AIM: Your task is to retype the lines from the opening of the material through the line that includes "plt.rcParams['font.family'] = ['Liberation". Do not copy the pictures.

Records with drawing code:

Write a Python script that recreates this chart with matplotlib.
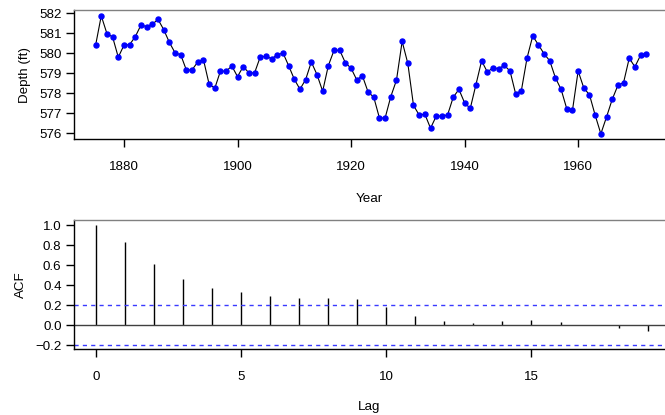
import numpy as np
import matplotlib
matplotlib.use('Agg')
import matplotlib.pyplot as plt

plt.rcParams['font.family'] = ['Liberation Sans', 'DejaVu Sans']

years = list(range(1875, 1973))
depth = [580.38, 581.86, 580.97, 580.80, 579.79, 580.39, 580.42, 580.82, 581.40, 581.32,
         581.44, 581.68, 581.17, 580.53, 580.01, 579.91, 579.14, 579.16, 579.55, 579.67,
         578.44, 578.24, 579.10, 579.09, 579.35, 578.82, 579.32, 579.01, 579.00, 579.80,
         579.83, 579.72, 579.89, 580.01, 579.37, 578.69, 578.19, 578.67, 579.55, 578.92,
         578.09, 579.37, 580.13, 580.14, 579.51, 579.24, 578.66, 578.86, 578.05, 577.79,
         576.75, 576.75, 577.82, 578.64, 580.58, 579.48, 577.38, 576.90, 576.94, 576.24,
         576.84, 576.85, 576.90, 577.79, 578.18, 577.51, 577.23, 578.42, 579.61, 579.05,
         579.26, 579.22, 579.38, 579.10, 577.95, 578.12, 579.75, 580.85, 580.41, 579.96,
         579.61, 578.76, 578.18, 577.21, 577.13, 579.10, 578.25, 577.91, 576.89, 575.96,
         576.80, 577.68, 578.38, 578.52, 579.74, 579.31, 579.89, 579.96]

lags = list(range(20))
acf = [1.000, 0.832, 0.614, 0.460, 0.371, 0.331, 0.294, 0.270, 0.274, 0.259,
       0.185, 0.087, 0.044, 0.022, 0.041, 0.046, 0.035, 0.003, -0.029, -0.058]
ci = 1.96 / np.sqrt(len(depth))

fig = plt.figure(figsize=(6.65, 4.15), dpi=100)
W, H = 665, 415
fs = 9.6

def r_style(ax):
    ax.spines['right'].set_visible(False)
    ax.spines['top'].set_color('#808080')
    ax.spines['left'].set_color('black')
    ax.spines['bottom'].set_color('black')
    for s in ax.spines.values():
        s.set_linewidth(1)
    ax.tick_params(direction='out', length=6, width=1, labelsize=fs, colors='black', pad=10)
    ax.tick_params(axis='y', pad=3)

# top: series
ax1 = fig.add_axes([74 / W, 1 - 139 / H, 1 - 74 / W, 129 / H])
ax1.plot(years, depth, '-', color='black', lw=0.8)
ax1.plot(years, depth, 'o', color='blue', ms=3.6, mec='blue')
ax1.set_xlim(1871.2, 1975.3)
ax1.set_ylim(575.7, 582.15)
ax1.set_xticks([1880, 1900, 1920, 1940, 1960])
ax1.set_yticks([576, 577, 578, 579, 580, 581, 582])
ax1.set_xlabel('Year', fontsize=fs, labelpad=14)
ax1.set_ylabel('Depth (ft)', fontsize=fs, labelpad=6)
r_style(ax1)

# bottom: ACF
ax2 = fig.add_axes([74 / W, 1 - 349 / H, 1 - 74 / W, 129 / H])
ax2.vlines(lags, 0, acf, color='black', lw=1)
ax2.axhline(0, color='#404040', lw=1)
ax2.axhline(ci, color='#3a3aff', ls=(0, (3, 3)), lw=1)
ax2.axhline(-ci, color='#3a3aff', ls=(0, (3, 3)), lw=1)
ax2.set_xlim(-0.76, 19.6)
ax2.set_ylim(-0.24, 1.05)
ax2.set_xticks([0, 5, 10, 15])
ax2.set_yticks([-0.2, 0.0, 0.2, 0.4, 0.6, 0.8, 1.0])
ax2.set_yticklabels(['\u22120.2', '0.0', '0.2', '0.4', '0.6', '0.8', '1.0'])
ax2.set_xlabel('Lag', fontsize=fs, labelpad=13)
ax2.set_ylabel('ACF', fontsize=fs, labelpad=6)
r_style(ax2)

fig.savefig('out.png', dpi=100)
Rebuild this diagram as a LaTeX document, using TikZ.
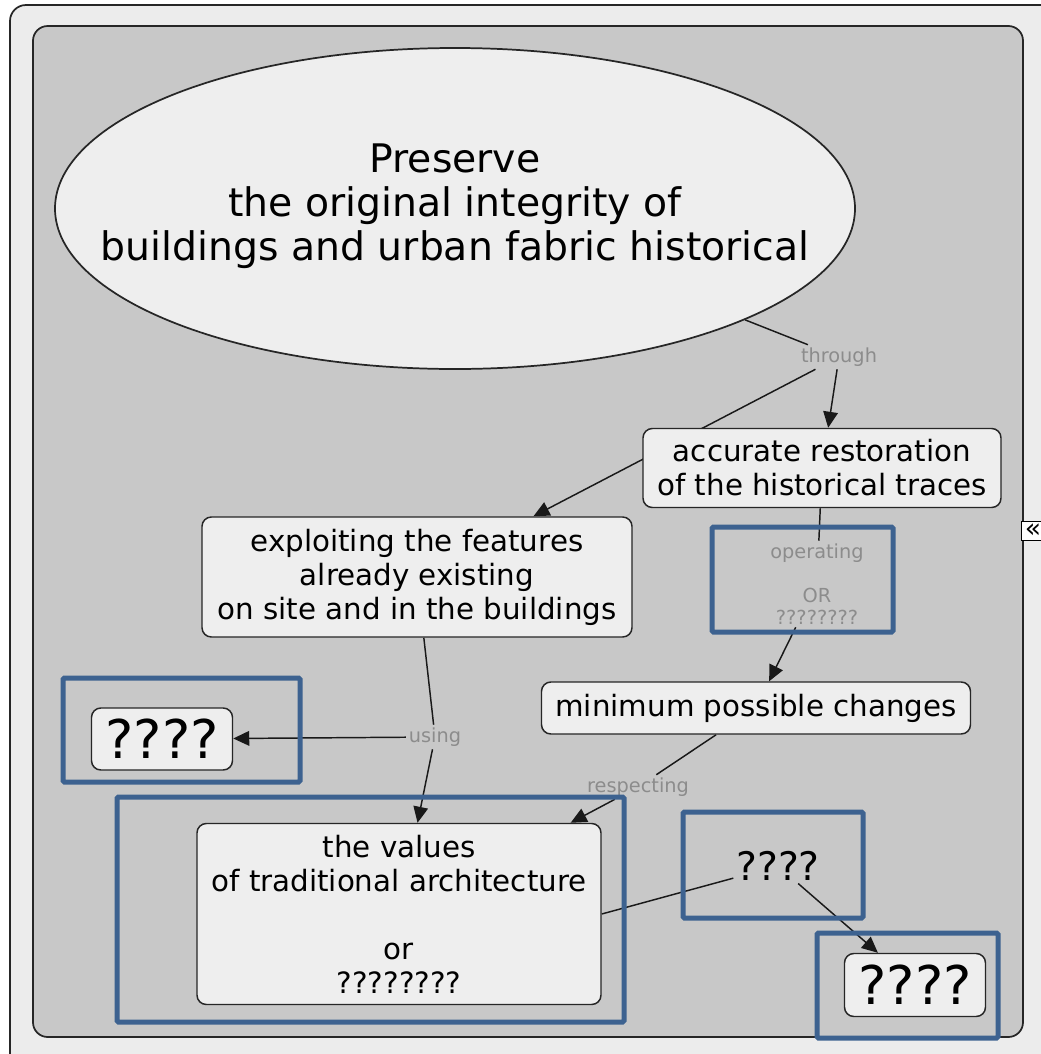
\documentclass[tikz,border=0pt]{standalone}
\usepackage{fontspec}
\setmainfont{DejaVu Sans}
\usetikzlibrary{arrows.meta,shapes.geometric}
\definecolor{panelgray}{HTML}{C8C8C8}
\definecolor{framegray}{HTML}{ECECEC}
\definecolor{boxfill}{HTML}{EEEEEE}
\definecolor{markblue}{HTML}{3D6290}
\definecolor{lblgray}{HTML}{8C8C8C}
\pgfdeclarelayer{bg}
\pgfdeclarelayer{links}
\pgfsetlayers{bg,links,main}

\begin{document}
\begin{tikzpicture}[x=0.75pt,y=-0.75pt,
  concept/.style={draw=black!85, line width=1.1pt, fill=boxfill, rounded corners=7pt,
    align=center, inner sep=0pt, font=\fontsize{22}{25.5}\selectfont},
  bigq/.style={concept, font=\fontsize{40}{44}\selectfont},
  size/.style 2 args={minimum width=#1*0.75pt, minimum height=#2*0.75pt},
  linklabel/.style={text=lblgray, align=center, inner sep=2pt,
    font=\fontsize{14.5}{16.5}\selectfont},
  link/.style={draw=black!90, line width=1.1pt},
  arrowlink/.style={link, -{Triangle[length=12pt,width=11pt]}},
  marker/.style={draw=markblue, line width=3.75pt, rounded corners=1pt}]

\useasboundingbox (0,0) rectangle (1040,1054);

% window frame and map panel
\begin{pgfonlayer}{bg}
  \fill[white] (0,0) rectangle (1040,1054);
  \draw[fill=framegray, draw=black!85, line width=1.3pt, rounded corners=12pt]
    (10,5) rectangle (1080,1090);
  \draw[fill=panelgray, draw=black!85, line width=1.3pt, rounded corners=11pt]
    (33,26) rectangle (1023,1037);
\end{pgfonlayer}

% concepts
\node[ellipse, draw=black!85, line width=1.3pt, fill=boxfill, inner sep=0pt,
  minimum width=800*0.75pt, minimum height=321*0.75pt] (goal) at (455,208.5) {};
\node[align=center, inner sep=0pt, font=\fontsize{29.5}{33}\selectfont]
  (goaltext) at (455,206)
  {Preserve\\the original integrity of\\buildings and urban fabric historical};
\node[concept, size={358}{79}] (restore) at (822,468)
  {accurate restoration\\of the historical traces};
\node[concept, size={430}{120}] (exploit) at (417,577)
  {exploiting the features\\already existing\\on site and in the buildings};
\node[concept, size={429}{52}] (minimum) at (756,708) {minimum possible changes};
\node[bigq, size={141}{62}] (qleft) at (162,739) {????};
\node[concept, size={404}{181}] (values) at (399,914)
  {the values\\of traditional architecture\\[25.5pt]or\\????????};
\node[bigq, size={141}{63}] (qright) at (915,985) {????};
\node[inner sep=2pt, font=\fontsize{29.5}{33}\selectfont] (qmid) at (778,866) {????};

% linking phrases
\node[linklabel] (through) at (839,357) {through};
\node[linklabel] (operating) at (817,584) {operating\\[16.5pt]OR\\????????};
\node[linklabel] (respecting) at (638,787) {respecting};
\node[linklabel] (using) at (435,737) {using};

% connectors
\begin{pgfonlayer}{links}
  \draw[link] (goal.-21.3) -- (through);
  \draw[arrowlink] (through) -- (restore);
  \draw[arrowlink] (through) -- (exploit);
  \draw[link] (restore) -- (operating);
  \draw[arrowlink] (operating) -- (minimum);
  \draw[link] (minimum) -- (respecting);
  \draw[arrowlink] (respecting) -- (values);
  \draw[link] (exploit) -- (using);
  \draw[arrowlink] (using) -- (qleft);
  \draw[arrowlink] (using) -- (values);
  \draw[link] (values.east) -- (qmid);
  \draw[arrowlink] (qmid) -- (qright);
\end{pgfonlayer}

% highlight frames
\draw[marker] (63,678) rectangle (300,782);
\draw[marker] (117,797) rectangle (624,1022);
\draw[marker] (683,812) rectangle (863,918);
\draw[marker] (817,933) rectangle (998,1038);
\draw[marker] (712,527) rectangle (893,632);

% collapse button
\node[draw=black, fill=white, line width=1pt, inner sep=0pt, minimum width=17pt,
  minimum height=14pt, font=\fontsize{20}{20}\selectfont] (collapse) at (1033,531) {«};
\end{tikzpicture}
\end{document}
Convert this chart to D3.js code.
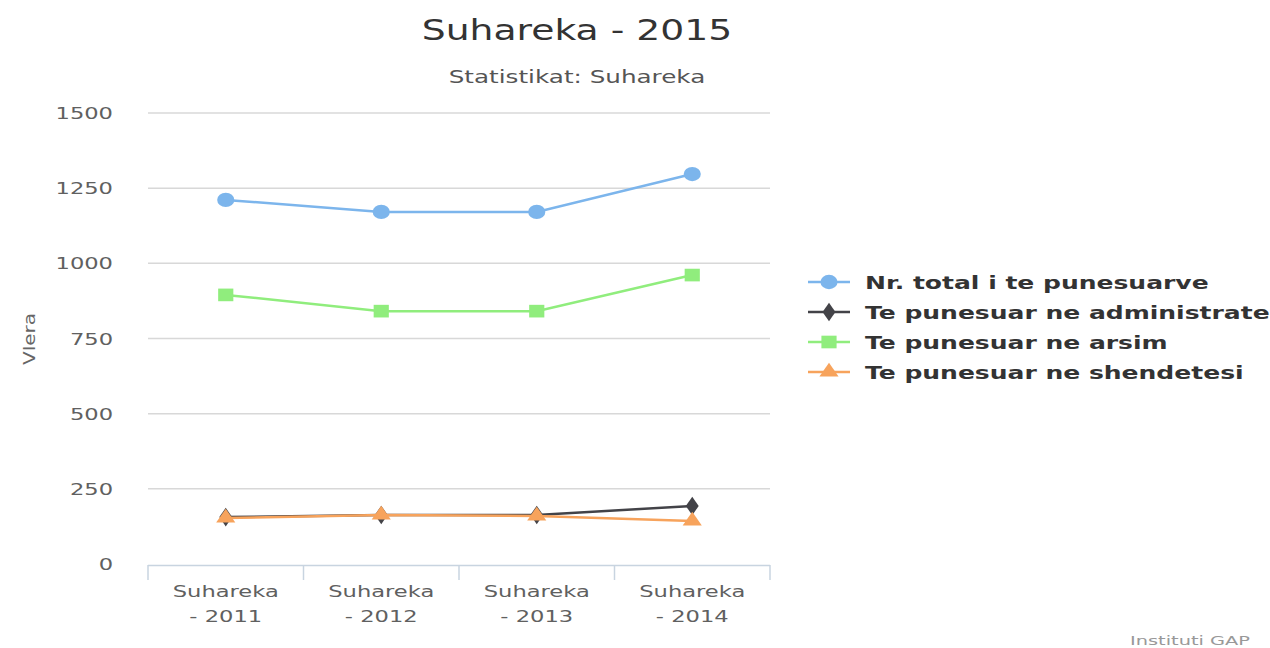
<!DOCTYPE html>
<html><head><meta charset="utf-8">
<script src="https://cdn.jsdelivr.net/npm/d3@7"></script>
<style>body{margin:0;background:#fff}svg{display:block}</style>
</head><body>
<script>
const categories = ["Suhareka - 2011","Suhareka - 2012","Suhareka - 2013","Suhareka - 2014"];
const seriesNames = ["Nr. total i te punesuarve","Te punesuar ne administrate","Te punesuar ne arsim","Te punesuar ne shendetesi"];
const totalValues = [1211, 1171, 1171, 1297];
const adminValues = [156, 163, 163, 193];
const arsimValues = [895, 841, 841, 961];
const shendValues = [153, 163, 160, 143];
const yTicks = [0, 250, 500, 750, 1000, 1250, 1500];
const colors = ["#7cb5ec","#434348","#90ed7d","#f7a35c"];
const symbols = [d3.symbolCircle, d3.symbolDiamond, d3.symbolSquare, d3.symbolTriangle];

const W = 1270, H = 648;
const svg = d3.select("body").append("svg").attr("width", W).attr("height", H);
const font = "'DejaVu Sans', Verdana, sans-serif";
const SX = 1.37; // horizontal stretch of the reference text

function stext(parent, tx, ty, txt, size, fill, anchor, sx, weight) {
  return parent.append("text")
    .attr("transform", `translate(${tx},${ty}) scale(${sx},1)`)
    .attr("text-anchor", anchor).attr("font-family", font)
    .attr("font-size", size).attr("fill", fill)
    .attr("font-weight", weight || "normal").text(txt);
}

const x = d3.scaleBand().domain(categories).range([148, 770]);
const y = d3.scaleLinear().domain([0, 1500]).range([564, 113]);

// gridlines
svg.append("g").selectAll("line").data(yTicks.filter(t => t > 0)).join("line")
  .attr("x1", 148).attr("x2", 770).attr("y1", d => y(d)).attr("y2", d => y(d))
  .attr("stroke", "#d8d8d8").attr("stroke-width", 1.5);

// y labels
const yl = svg.append("g");
yTicks.forEach(t => stext(yl, 113, y(t) + 6, t, 16.5, "#606060", "end", SX));

// x axis
const xa = svg.append("g");
xa.append("line").attr("x1", 148).attr("x2", 770).attr("y1", 565.5).attr("y2", 565.5)
  .attr("stroke", "#c8d4e0").attr("stroke-width", 1.5);
const bounds = categories.map(c => x(c)).concat([x.range()[1]]);
xa.selectAll("line.tick").data(bounds).join("line").attr("class","tick")
  .attr("x1", d => d).attr("x2", d => d).attr("y1", 565).attr("y2", 580)
  .attr("stroke", "#c8d4e0").attr("stroke-width", 1.5);
categories.forEach(c => {
  const parts = c.split(" - ");
  const cx = x(c) + x.bandwidth() / 2;
  stext(xa, cx, 597, parts[0], 16.5, "#606060", "middle", SX);
  stext(xa, cx, 622, "- " + parts[1], 16.5, "#606060", "middle", SX);
});

// y axis title
svg.append("text").attr("transform", "translate(35,339) rotate(-90) scale(1.25,1)")
  .attr("text-anchor", "middle").attr("font-family", font)
  .attr("font-size", 16).attr("fill", "#666666").text("Vlera");

// title
stext(svg, 577, 40, "Suhareka - 2015", 29, "#333333", "middle", 1.3);
stext(svg, 577, 83, "Statistikat: Suhareka", 17, "#555555", "middle", 1.45);

// series
const allSeries = [totalValues, adminValues, arsimValues, shendValues];
const line = d3.line().x((d, i) => x(categories[i]) + x.bandwidth() / 2).y(d => y(d));
const symSizes = [160, 100, 160, 110];
allSeries.forEach((vals, si) => {
  const g = svg.append("g");
  g.append("path").datum(vals).attr("d", line).attr("fill", "none")
    .attr("stroke", colors[si]).attr("stroke-width", 2.5);
  g.selectAll("path.m").data(vals).join("path").attr("class", "m")
    .attr("transform", (d, i) => `translate(${x(categories[i]) + x.bandwidth() / 2},${y(d)}) scale(1.2,1)`)
    .attr("d", d3.symbol().type(symbols[si]).size(symSizes[si]))
    .attr("fill", colors[si]);
});

// legend
const lg = svg.append("g");
seriesNames.forEach((name, i) => {
  const yy = 282 + i * 30;
  lg.append("line").attr("x1", 808).attr("x2", 850).attr("y1", yy).attr("y2", yy)
    .attr("stroke", colors[i]).attr("stroke-width", 2.5);
  lg.append("path").attr("transform", `translate(829,${yy}) scale(1.2,1)`)
    .attr("d", d3.symbol().type(symbols[i]).size(symSizes[i])).attr("fill", colors[i]);
  stext(lg, 865, yy + 6.5, name, 18, "#333333", "start", 1.39, "bold");
});

// credits
stext(svg, 1250, 645, "Instituti GAP", 12.5, "#999999", "end", 1.55);
</script>
</body></html>
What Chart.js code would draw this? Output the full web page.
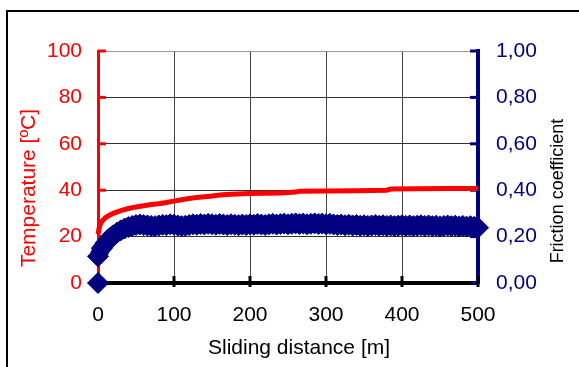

SOLVED PROBLEM:
Write a Python script that recreates this chart with matplotlib.
import numpy as np
import matplotlib
matplotlib.use('Agg')
import matplotlib.pyplot as plt

plt.rcParams['font.family'] = ['Liberation Sans', 'DejaVu Sans']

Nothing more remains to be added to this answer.